Zwar zahlen die Studenten nichts für den Strom, dafür müssen sie aber mit Einbußen beim Komfort leben. „In meinem Zimmer läuft im Grunde permanent ein 2000-Watt-Heizstrahler“, so Mark: „Wenn ich Schokolade im Zimmer liegen lasse, schmilzt sie. Aber es ist nicht furchtbar unkomfortabel.“ Zumindest im Winter. Im Sommer wurde es in dem kleinen Studentenzimmer unerträglich heiß, sodass er zwei seiner stärksten Mining-Computer ins Zimmer seiner Freundin übersiedeln musste, die im Studentenwohnheim drei Stockwerke unter ihm wohnt.

Mining ist Anlass zum Beziehungsstreit

Rahul, ein Student an der Universität von Stanford, hatte deshalb schon öfters Streit mit seiner Freundin: „Mein Computer war sehr laut und stieß viel heiße Luft aus. Meine Freundin war sehr wütend darüber, dass er auch jede Nacht lief.“

Nicholas nutzte sein MacBook Pro zum Schürfen am College von Babson. Um es zu kühlen, ließ er das Fenster offen, auch im Winter: „Im Zimmer wurde es bis zu 2 Grad kalt. Ich zitterte im Bett, aber mein Computer war glücklich.“ Als er später einen eigenen Computer für das Schürfen zusammenstellte, hat er ihn mit Ventilatoren umringt, ihn zu kühlen und nicht mehr frieren zu müssen.

Patrick von der Penn State University hat das Hitzeproblem gelöst, indem er selbst ein Abluftsystem gebastelt hat, dass die heiße Luft von seinem PC aus durch das offene Fenster nach draußen transportiert. Dazu nahm er Röhren, die üblicherweise verwendet werden, um die heiße Luft von Wäschetrocknern nach draußen zu leiten.

Schürfende Studenten die Kryptowährungsfachkräfte der Zukunft?

Ein positiver Nebeneffekt zu den Nebeneinkünften ist, dass die Studenten durch das Mining viel über das Thema Kryptowährungen lernen, obwohl das nicht auf den Universitäten gelehrt wird. Falls die Kryptowährungs-Blase nicht platzt, könnten sie die Fachkräfte der Zukunft auf diesem Gebiet sein.

Akash von der Universität Boston hat etwa eine eigene Handelsplattform für Kryptowährungen, Alt-Options, aufgebaut, einige Monate nachdem er zum Schürfen begonnen hatte. Noch während seiner Studienzeit konnte er sie gewinnbringend verkaufen.

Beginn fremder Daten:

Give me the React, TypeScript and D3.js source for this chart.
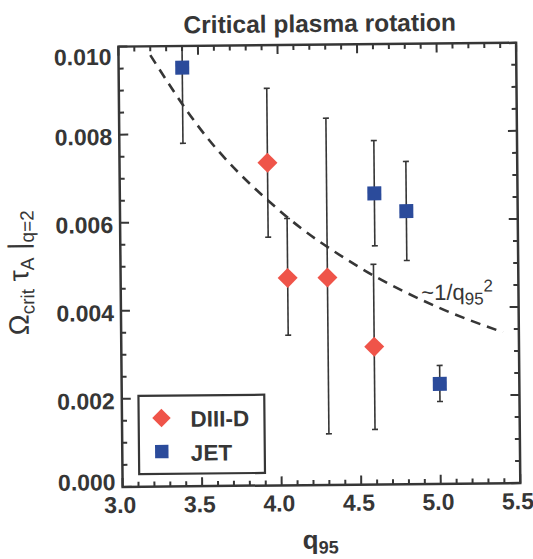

Manche haben auch Pech mit Bitcoin

Andere Studenten hatten weniger Glück. Rahul kaufte im Dezember 2013 ASIC-Hardware für mehrere tausend Dollar und schürfte in drei Monaten den damaligen Gegenwert von 10.000 US-Dollar in Bitcoin. Weil er fest daran glaubte, dass der Kurs steigen wird, kaufte er weitere Bitcoins im Wert von 10.000 US-Dollar von seinem eigenen Geld. Er bunkerte alles in der Tauschbörse Mt. Gox. Im Februar 2014 wurde diese gehackt, 740.000 Bitcoins wurden gestohlen. Die Börse erklärte bankrott, Rahul verlor seine gesamten Einlagen.